Certified image MAE pipeline #
Visible pixels in the image MAE sample input are exactly the original image pixels.
This is the companion invariant to the hidden-pixel theorem: the SSL view transformation only removes selected patches. It does not accidentally corrupt the visible context.
The target tensor of imagePatchMaeSample is the original image flattened to the decoder target
prefix.
This pins down the target side of the runnable MAE example: the target is not a label loaded from
elsewhere and not the masked image.
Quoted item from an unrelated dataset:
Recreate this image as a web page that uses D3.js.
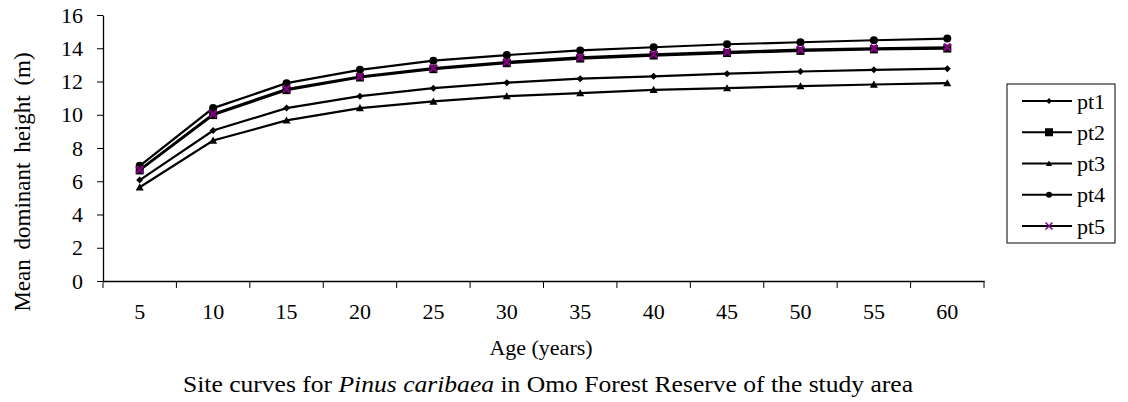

It is the original image tensor, flattened and truncated to
reconDim.
For the current executable image MAE head, the finite objective indexes every flattened decoder coordinate.
The masking theorem above certifies which input pixels are hidden. This decoder target is a flat reconstruction prefix, so the objective side is a finite list of reconstruction coordinates. Patch token decoders can swap this list for masked patch-token indices while reusing the same predictive-view bridge.
Instances For
The target row of the image MAE sample is the finite target batch used by the predictive-view objective.
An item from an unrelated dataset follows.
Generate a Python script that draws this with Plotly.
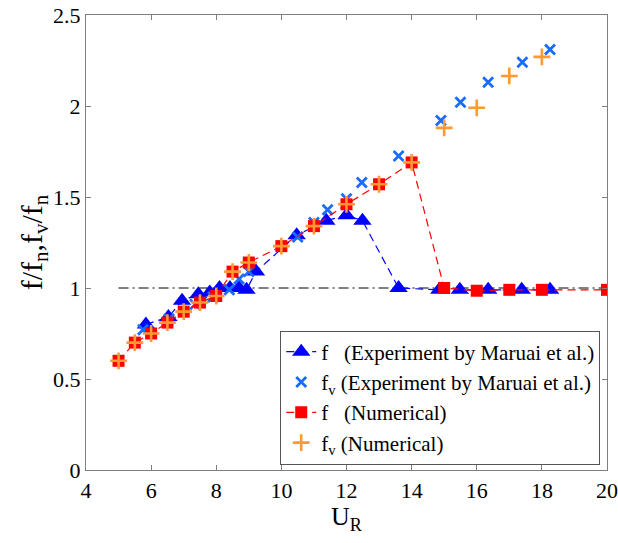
import plotly.graph_objects as go

# Experimental f (Maruai et al.)
exp_f_x = [5.84, 6.53, 6.95, 7.45, 7.8, 8.1, 8.42, 8.7, 8.93, 9.22, 10.47, 11.38, 12.0, 12.49, 13.6, 14.85, 15.48, 16.35, 17.38, 18.25]
exp_f_y = [0.80, 0.84, 0.93, 0.965, 0.975, 1.0, 1.0, 1.0, 0.99, 1.09, 1.29, 1.37, 1.40, 1.37, 1.0, 0.99, 0.99, 0.99, 0.99, 0.99]

# Experimental fv (Maruai et al.)
exp_fv_x = [5.75, 6.55, 7.35, 7.9, 8.4, 8.7, 9.0, 10.5, 11.0, 11.42, 12.0, 12.47, 13.6, 14.9, 15.5, 16.35, 17.4, 18.25]
exp_fv_y = [0.77, 0.83, 0.91, 0.95, 0.99, 1.05, 1.09, 1.28, 1.36, 1.43, 1.49, 1.58, 1.725, 1.92, 2.02, 2.13, 2.24, 2.31]

# Numerical f
num_f_x = [5, 5.5, 6, 6.5, 7, 7.5, 8, 8.5, 9, 10, 11, 12, 13, 14, 15, 16, 17, 18, 20]
num_f_y = [0.60, 0.70, 0.75, 0.81, 0.87, 0.92, 0.956, 1.09, 1.14, 1.23, 1.34, 1.46, 1.57, 1.69, 1.0, 0.985, 0.99, 0.99, 0.99]

# Numerical fv
num_fv_x = [5, 5.5, 6, 6.5, 7, 7.5, 8, 8.5, 9, 10, 11, 12, 13, 14, 15, 16, 17, 18]
num_fv_y = [0.60, 0.70, 0.75, 0.81, 0.87, 0.92, 0.956, 1.09, 1.14, 1.23, 1.34, 1.46, 1.57, 1.69, 1.88, 1.99, 2.165, 2.27]

# Reference line f/fn = 1
ref_x = [5, 20]
ref_y = [1, 1]

x_ticks = [4, 6, 8, 10, 12, 14, 16, 18, 20]
y_ticks = [0, 0.5, 1, 1.5, 2, 2.5]
y_tick_text = ["0", "0.5", "1", "1.5", "2", "2.5"]

FONT = "Liberation Serif, Tinos, Times New Roman, serif"

fig = go.Figure()
fig.add_trace(go.Scatter(x=ref_x, y=ref_y, mode="lines", showlegend=False,
                         line=dict(color="black", width=1, dash="10px,4px,2px,4px"), hoverinfo="skip"))
fig.add_trace(go.Scatter(x=exp_f_x, y=exp_f_y, mode="lines+markers",
                         name="f   (Experiment by Maruai et al.)",
                         line=dict(color="#0000FF", width=1.2, dash="8px,5px"),
                         marker=dict(symbol="triangle-up", size=16, color="#0000FF")))
fig.add_trace(go.Scatter(x=exp_fv_x, y=exp_fv_y, mode="markers",
                         name="f<sub>v</sub> (Experiment by Maruai et al.)",
                         marker=dict(symbol="x-thin", size=10, color="#1a6cff",
                                     line=dict(width=2.8, color="#1a6cff"))))
fig.add_trace(go.Scatter(x=num_f_x, y=num_f_y, mode="lines+markers",
                         name="f   (Numerical)",
                         line=dict(color="#FF0000", width=1.2, dash="8px,5px"),
                         marker=dict(symbol="square", size=12, color="#FF0000")))
fig.add_trace(go.Scatter(x=num_fv_x, y=num_fv_y, mode="markers",
                         name="f<sub>v</sub> (Numerical)",
                         marker=dict(symbol="cross-thin", size=12, color="#FF9933",
                                     line=dict(width=2.6, color="#FF9933"))))

axis_common = dict(showline=True, linecolor="#7f7f7f", linewidth=1.2, mirror="ticks",
                   ticks="inside", ticklen=5, tickcolor="#7f7f7f", showgrid=False,
                   zeroline=False, automargin=False,
                   tickfont=dict(family=FONT, size=22, color="black"))

fig.update_xaxes(range=[4, 20], tickvals=x_ticks, ticktext=[str(v) for v in x_ticks],
                 title=dict(text="U<sub>R</sub>", font=dict(family=FONT, size=26, color="black"), standoff=4),
                 **axis_common)
fig.update_yaxes(range=[0, 2.5], tickvals=y_ticks, ticktext=y_tick_text,
                 title=dict(text="f/f<sub>n</sub>,f<sub>v</sub>/f<sub>n</sub>", font=dict(family=FONT, size=30, color="black"), standoff=0),
                 **axis_common)

fig.update_layout(
    width=618, height=543,
    margin=dict(l=86, r=11, t=15, b=73),
    paper_bgcolor="white", plot_bgcolor="white",
    font=dict(family=FONT, color="black"),
    legend=dict(x=0.987, y=0.012, xanchor="right", yanchor="bottom",
                bgcolor="white", bordercolor="#555555", borderwidth=1,
                font=dict(family=FONT, size=21, color="black"),
                tracegroupgap=0, itemwidth=30),
)

fig.write_html("out.html")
This theorem is intentionally narrow: the theorem-level target is definitionally the same tensor row that the runtime supervised-training path passes to MSE.
One row of the runnable image MAE pipeline as a finite predictive-view contract.
yhat is the model output matrix, for example the output of vitMaskedAutoencoder. The contract's
target comes from sample.y (imagePatchMaeSample ...), so this definition connects the model's
runtime tensor output directly to the finite SSL objective algebra.
Instances For
The image MAE tensor-row contract is exactly a finite MAE reconstruction loss.
This is the implementation-to-objective theorem for the runnable image path:
- build an SSL sample from an image tensor;
- feed
sample.xto an image model; - view the output row as finite predictions; and
- compute the predictive-view objective, which is exactly
maeLossover the flattened target row.